7. Ongoing Challenges and Directions
Despite broad adoption and technical progress, ERA5 Daily Dataset applications face important challenges:
- In highly heterogeneous or coastal areas, bias-corrected or downscaled ERA5 products may exhibit reduced skill; further research into custom covariates, spatial co-modelling, and multivariate approaches is warranted (Vandeskog et al., 2 Jul 2025).
- Integration of multi-modal and multi-source data through foundation models (e.g., EarthNet’s masked autoencoders) promises further gains in accuracy, especially for humidity and vertical structure, though some trade-off in air temperature accuracy relative to ERA5 must be managed (Vandal et al., 16 Jul 2024).
- Ensuring data standardization, particularly in the context of renewable energy output simulations, remains a priority for data sharing and the enhancement of data-driven modelling workflows (Camargo et al., 2020).
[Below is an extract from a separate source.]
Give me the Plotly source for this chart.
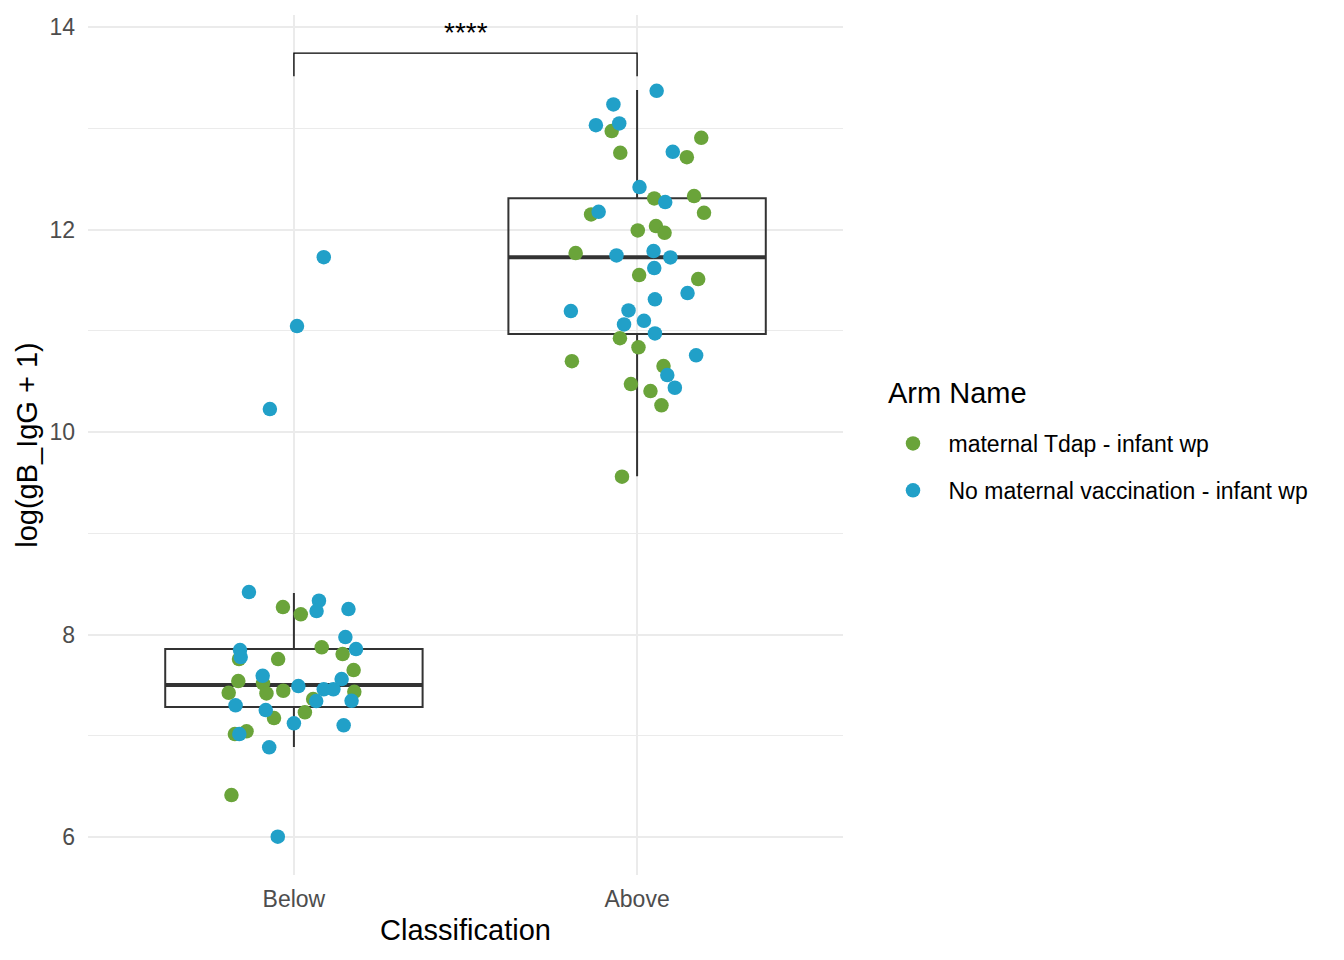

- For trend analysis, even ERA5 exhibits modest, non-negligible biases over long periods and in certain climatologically complex domains (e.g., wet bias in Alpine regions). Multiple verification and relaxation methods—wavelets, categorical scores, and neighborhood approaches—are encouraged for robust use (Cavalleri et al., 16 Jul 2024).
Broader access to ERA5 derivatives with adaptive compression, improved downscaling, and synergistic post-processing is likely to remain a major focus, with increased integration of AI models for downstream forecasting and impact analysis.
In sum, the ERA5 Daily Dataset represents a cornerstone resource in atmospheric and climate science, supporting diverse scientific and operational applications, extensive comparative validation, and ongoing methodological innovation across statistical, machine learning, and dynamical modelling paradigms. Its versatility continues to be enhanced through bias correction, stochastic/statistical downscaling, neural compression, and adaptive data assimilation methods, even as challenges of resolution, extreme event representation, and data management persist.